-- Start --
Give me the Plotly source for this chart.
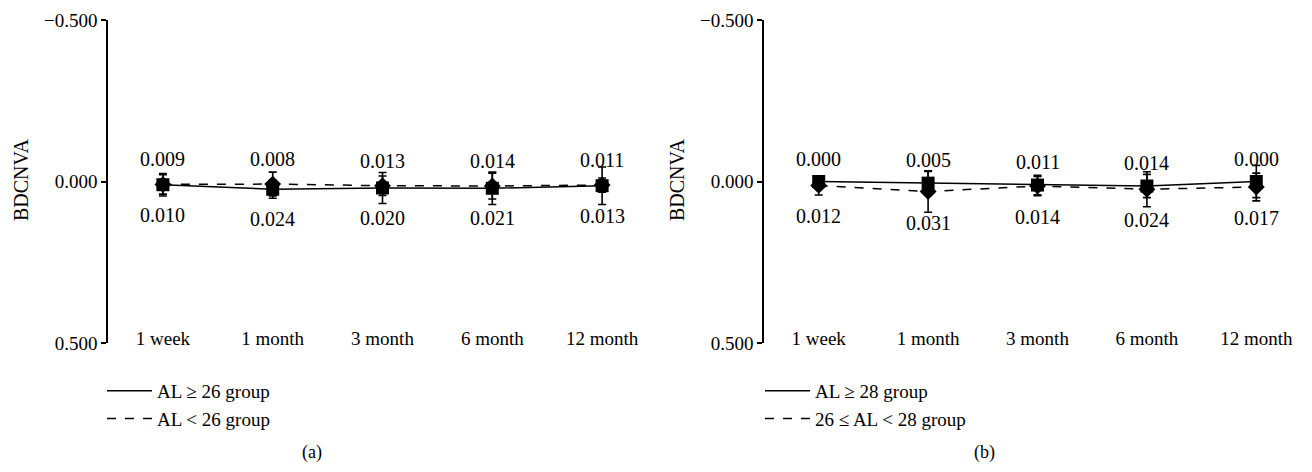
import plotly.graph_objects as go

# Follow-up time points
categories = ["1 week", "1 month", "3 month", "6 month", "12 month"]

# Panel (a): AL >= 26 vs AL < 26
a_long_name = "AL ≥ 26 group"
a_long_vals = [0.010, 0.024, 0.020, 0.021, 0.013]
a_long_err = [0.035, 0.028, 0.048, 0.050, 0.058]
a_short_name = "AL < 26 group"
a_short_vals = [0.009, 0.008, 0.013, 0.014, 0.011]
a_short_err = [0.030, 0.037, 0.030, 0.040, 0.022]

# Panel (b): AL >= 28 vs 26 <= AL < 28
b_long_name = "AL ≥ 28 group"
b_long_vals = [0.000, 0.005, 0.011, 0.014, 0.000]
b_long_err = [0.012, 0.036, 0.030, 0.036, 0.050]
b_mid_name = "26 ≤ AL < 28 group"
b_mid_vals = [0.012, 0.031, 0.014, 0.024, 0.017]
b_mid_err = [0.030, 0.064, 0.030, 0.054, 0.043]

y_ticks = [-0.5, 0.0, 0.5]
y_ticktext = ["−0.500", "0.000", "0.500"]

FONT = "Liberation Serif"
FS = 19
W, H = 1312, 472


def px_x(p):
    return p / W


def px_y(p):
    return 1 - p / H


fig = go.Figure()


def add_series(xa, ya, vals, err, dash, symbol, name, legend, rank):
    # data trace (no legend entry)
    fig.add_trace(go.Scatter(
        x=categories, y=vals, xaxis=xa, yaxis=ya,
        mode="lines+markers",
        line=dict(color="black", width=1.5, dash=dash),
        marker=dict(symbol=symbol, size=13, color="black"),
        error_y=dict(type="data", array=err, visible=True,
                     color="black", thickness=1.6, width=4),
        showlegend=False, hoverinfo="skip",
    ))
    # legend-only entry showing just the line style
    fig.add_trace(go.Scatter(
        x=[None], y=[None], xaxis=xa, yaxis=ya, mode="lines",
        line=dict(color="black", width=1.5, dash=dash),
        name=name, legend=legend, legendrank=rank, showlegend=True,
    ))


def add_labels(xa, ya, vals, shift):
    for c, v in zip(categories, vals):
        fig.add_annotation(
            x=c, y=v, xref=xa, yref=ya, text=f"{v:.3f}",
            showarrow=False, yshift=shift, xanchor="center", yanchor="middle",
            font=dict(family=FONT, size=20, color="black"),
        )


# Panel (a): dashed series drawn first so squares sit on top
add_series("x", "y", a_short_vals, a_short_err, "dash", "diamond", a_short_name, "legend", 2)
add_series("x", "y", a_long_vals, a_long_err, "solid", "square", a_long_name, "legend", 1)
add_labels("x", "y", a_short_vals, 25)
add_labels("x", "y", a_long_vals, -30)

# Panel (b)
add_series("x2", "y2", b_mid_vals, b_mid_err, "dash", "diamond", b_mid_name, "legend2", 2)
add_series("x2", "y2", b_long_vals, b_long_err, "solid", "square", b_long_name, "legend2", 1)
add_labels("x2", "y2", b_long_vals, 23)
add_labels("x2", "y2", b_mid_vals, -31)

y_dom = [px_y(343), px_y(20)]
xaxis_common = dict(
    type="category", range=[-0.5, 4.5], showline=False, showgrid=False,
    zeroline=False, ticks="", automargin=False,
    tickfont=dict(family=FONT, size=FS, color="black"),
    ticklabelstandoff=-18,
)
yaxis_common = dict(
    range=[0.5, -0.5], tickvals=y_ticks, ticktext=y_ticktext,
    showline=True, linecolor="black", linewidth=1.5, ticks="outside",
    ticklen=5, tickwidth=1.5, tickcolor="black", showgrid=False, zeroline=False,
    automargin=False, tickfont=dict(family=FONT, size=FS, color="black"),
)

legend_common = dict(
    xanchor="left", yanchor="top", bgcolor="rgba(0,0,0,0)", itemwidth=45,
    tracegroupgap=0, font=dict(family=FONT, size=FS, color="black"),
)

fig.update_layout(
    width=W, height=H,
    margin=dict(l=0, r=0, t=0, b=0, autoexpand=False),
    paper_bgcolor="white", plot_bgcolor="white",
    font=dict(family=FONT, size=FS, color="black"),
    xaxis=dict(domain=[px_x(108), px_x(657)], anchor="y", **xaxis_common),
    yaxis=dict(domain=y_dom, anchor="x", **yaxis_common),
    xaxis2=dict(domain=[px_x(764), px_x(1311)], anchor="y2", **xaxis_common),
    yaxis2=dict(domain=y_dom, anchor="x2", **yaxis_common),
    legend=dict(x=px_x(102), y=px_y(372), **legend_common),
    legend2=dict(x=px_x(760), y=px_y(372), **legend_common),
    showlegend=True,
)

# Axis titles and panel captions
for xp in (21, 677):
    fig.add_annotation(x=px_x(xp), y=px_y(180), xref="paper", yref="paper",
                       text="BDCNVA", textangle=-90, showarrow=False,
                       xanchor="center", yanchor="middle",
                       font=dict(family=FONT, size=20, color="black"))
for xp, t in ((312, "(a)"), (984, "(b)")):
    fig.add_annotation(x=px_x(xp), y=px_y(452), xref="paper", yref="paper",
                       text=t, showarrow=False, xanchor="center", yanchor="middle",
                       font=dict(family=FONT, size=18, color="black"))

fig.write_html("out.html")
-- End --
-- Start --
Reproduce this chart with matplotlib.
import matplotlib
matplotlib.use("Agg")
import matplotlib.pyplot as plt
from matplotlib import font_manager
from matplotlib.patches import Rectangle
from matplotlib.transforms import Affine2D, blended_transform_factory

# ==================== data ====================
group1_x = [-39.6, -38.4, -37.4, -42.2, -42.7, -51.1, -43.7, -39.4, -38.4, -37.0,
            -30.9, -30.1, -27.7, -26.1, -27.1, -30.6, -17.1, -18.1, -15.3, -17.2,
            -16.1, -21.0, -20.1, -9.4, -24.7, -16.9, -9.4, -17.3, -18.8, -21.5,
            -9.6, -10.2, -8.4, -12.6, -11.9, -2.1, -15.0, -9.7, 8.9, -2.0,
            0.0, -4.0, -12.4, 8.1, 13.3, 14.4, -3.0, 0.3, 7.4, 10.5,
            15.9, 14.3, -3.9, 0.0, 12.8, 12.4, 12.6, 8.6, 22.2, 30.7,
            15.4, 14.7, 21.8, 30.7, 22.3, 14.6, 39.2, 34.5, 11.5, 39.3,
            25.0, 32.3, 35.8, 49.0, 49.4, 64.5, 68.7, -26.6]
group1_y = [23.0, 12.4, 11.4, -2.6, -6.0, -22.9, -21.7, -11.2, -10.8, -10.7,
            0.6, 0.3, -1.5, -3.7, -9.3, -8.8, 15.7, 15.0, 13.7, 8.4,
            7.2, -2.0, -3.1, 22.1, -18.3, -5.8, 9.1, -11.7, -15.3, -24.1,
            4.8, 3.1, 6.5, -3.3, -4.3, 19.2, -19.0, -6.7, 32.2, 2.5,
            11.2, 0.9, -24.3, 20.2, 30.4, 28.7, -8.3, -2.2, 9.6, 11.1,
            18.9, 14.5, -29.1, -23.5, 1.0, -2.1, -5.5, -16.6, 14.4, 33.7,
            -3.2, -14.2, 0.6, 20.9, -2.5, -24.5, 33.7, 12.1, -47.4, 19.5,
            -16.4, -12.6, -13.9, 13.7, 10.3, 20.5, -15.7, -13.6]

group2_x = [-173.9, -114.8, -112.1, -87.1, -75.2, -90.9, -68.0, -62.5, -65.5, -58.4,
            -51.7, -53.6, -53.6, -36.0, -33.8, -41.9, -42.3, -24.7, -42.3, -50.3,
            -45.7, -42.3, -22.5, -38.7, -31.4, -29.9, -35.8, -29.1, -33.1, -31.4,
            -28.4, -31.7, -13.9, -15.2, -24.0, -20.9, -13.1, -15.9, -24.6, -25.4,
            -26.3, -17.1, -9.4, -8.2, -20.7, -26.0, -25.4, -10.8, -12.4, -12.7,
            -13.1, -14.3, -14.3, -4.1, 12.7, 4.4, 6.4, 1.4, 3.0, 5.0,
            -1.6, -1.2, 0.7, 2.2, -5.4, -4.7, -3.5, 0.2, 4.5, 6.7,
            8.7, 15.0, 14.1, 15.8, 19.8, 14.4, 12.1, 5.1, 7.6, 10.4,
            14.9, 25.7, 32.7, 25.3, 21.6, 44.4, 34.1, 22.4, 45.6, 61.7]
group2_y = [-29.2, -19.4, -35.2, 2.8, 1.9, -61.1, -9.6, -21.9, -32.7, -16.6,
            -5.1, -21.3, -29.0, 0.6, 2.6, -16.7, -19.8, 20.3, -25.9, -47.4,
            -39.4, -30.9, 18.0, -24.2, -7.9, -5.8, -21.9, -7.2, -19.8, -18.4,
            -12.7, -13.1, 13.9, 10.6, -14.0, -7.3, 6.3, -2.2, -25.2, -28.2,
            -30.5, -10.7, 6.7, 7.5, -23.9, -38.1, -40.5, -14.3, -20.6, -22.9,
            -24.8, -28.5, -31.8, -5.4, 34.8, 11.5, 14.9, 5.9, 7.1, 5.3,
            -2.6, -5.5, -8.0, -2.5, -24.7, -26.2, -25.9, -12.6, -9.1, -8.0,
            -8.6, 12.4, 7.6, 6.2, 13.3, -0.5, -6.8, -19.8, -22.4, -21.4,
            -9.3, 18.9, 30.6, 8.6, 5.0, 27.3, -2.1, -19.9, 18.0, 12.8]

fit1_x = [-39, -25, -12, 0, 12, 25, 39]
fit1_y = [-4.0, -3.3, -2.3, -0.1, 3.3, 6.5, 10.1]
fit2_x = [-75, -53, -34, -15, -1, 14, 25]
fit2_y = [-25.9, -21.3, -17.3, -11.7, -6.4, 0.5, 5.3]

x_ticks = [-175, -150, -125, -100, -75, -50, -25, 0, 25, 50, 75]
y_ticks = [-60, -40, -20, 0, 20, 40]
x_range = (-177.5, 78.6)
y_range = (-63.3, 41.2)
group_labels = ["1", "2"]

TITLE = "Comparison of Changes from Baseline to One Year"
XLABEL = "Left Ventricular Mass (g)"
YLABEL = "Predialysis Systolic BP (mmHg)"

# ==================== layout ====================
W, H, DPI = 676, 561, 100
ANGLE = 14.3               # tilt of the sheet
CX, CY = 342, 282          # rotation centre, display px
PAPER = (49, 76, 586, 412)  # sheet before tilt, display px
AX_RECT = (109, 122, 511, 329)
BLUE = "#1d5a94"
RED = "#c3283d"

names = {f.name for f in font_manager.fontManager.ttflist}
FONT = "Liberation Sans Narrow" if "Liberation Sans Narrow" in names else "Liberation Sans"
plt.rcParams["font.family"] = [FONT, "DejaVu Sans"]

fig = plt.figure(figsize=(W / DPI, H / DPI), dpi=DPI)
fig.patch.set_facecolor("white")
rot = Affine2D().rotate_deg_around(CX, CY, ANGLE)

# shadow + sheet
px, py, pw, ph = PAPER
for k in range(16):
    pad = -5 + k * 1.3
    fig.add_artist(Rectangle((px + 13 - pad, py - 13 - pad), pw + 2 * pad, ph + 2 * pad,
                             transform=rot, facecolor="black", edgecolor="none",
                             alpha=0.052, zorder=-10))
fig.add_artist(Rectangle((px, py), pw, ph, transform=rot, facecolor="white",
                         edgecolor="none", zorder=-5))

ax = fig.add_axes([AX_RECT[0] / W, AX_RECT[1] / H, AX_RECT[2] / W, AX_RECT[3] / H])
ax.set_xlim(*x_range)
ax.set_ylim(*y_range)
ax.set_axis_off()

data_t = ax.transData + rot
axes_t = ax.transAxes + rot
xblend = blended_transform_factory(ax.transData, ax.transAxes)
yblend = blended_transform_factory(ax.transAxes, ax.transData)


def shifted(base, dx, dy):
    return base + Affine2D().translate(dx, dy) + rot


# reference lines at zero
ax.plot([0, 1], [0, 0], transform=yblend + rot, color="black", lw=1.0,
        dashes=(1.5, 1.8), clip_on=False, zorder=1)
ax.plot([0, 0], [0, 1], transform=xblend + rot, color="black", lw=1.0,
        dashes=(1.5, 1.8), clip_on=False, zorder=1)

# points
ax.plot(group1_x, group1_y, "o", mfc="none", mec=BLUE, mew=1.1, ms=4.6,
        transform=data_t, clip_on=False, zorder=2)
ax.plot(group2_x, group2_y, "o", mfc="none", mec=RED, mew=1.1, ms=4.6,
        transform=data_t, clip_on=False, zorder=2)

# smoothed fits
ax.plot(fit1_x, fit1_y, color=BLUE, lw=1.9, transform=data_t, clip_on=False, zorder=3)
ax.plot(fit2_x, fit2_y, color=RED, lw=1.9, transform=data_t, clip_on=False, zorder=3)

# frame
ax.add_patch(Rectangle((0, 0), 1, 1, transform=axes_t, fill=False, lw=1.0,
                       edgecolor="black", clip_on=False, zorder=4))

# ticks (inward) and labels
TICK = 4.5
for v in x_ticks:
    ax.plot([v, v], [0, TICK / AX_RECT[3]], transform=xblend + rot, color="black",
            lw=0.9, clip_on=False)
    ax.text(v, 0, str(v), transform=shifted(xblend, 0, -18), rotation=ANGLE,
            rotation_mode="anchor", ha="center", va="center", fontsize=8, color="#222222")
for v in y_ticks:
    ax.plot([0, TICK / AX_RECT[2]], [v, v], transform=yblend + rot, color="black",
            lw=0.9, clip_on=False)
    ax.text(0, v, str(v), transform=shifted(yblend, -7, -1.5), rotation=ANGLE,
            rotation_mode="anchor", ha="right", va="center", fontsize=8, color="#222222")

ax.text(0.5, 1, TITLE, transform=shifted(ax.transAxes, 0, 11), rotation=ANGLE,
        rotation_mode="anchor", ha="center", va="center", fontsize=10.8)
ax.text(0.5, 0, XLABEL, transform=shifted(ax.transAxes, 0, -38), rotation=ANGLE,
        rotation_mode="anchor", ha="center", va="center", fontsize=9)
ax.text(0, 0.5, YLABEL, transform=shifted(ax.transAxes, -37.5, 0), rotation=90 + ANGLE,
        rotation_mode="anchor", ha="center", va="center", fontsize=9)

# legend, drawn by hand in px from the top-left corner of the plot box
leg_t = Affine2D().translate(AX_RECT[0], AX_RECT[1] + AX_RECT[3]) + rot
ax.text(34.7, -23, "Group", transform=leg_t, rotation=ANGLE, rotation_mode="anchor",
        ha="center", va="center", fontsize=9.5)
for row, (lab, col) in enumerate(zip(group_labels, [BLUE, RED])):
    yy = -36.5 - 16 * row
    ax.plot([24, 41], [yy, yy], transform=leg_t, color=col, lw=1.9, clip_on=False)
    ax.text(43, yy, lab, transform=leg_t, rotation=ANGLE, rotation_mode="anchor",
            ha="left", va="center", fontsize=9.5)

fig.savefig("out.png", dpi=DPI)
-- End --
-- Start --
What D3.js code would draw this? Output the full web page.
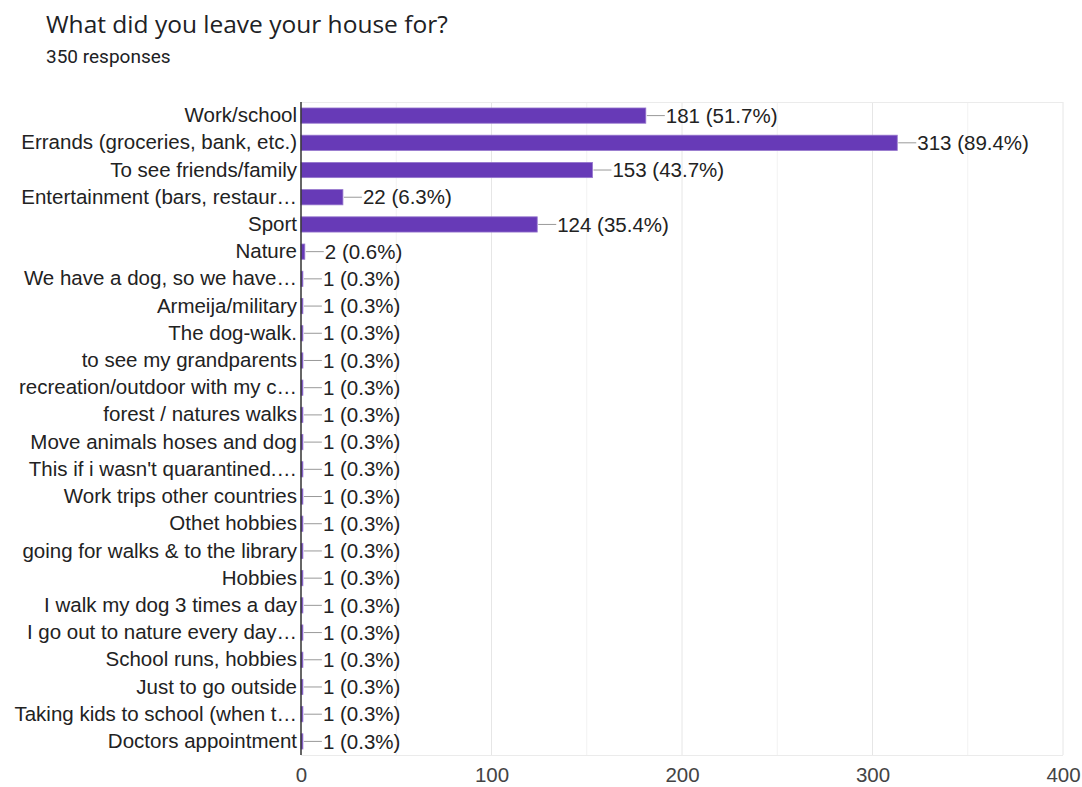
-- End --
- GIVEN REQUEST
Repeat exactly the part that opens with the line containing "Give me the Plotly source for this chart." and closes with the line containing "fig = go.Figure()". Include both end lines, and drop the pictures.

- WORKED SOLUTION
Give me the Plotly source for this chart.
import plotly.graph_objects as go

# Follow-up time points
categories = ["1 week", "1 month", "3 month", "6 month", "12 month"]

# Panel (a): AL >= 26 vs AL < 26
a_long_name = "AL ≥ 26 group"
a_long_vals = [0.010, 0.024, 0.020, 0.021, 0.013]
a_long_err = [0.035, 0.028, 0.048, 0.050, 0.058]
a_short_name = "AL < 26 group"
a_short_vals = [0.009, 0.008, 0.013, 0.014, 0.011]
a_short_err = [0.030, 0.037, 0.030, 0.040, 0.022]

# Panel (b): AL >= 28 vs 26 <= AL < 28
b_long_name = "AL ≥ 28 group"
b_long_vals = [0.000, 0.005, 0.011, 0.014, 0.000]
b_long_err = [0.012, 0.036, 0.030, 0.036, 0.050]
b_mid_name = "26 ≤ AL < 28 group"
b_mid_vals = [0.012, 0.031, 0.014, 0.024, 0.017]
b_mid_err = [0.030, 0.064, 0.030, 0.054, 0.043]

y_ticks = [-0.5, 0.0, 0.5]
y_ticktext = ["−0.500", "0.000", "0.500"]

FONT = "Liberation Serif"
FS = 19
W, H = 1312, 472


def px_x(p):
    return p / W


def px_y(p):
    return 1 - p / H


fig = go.Figure()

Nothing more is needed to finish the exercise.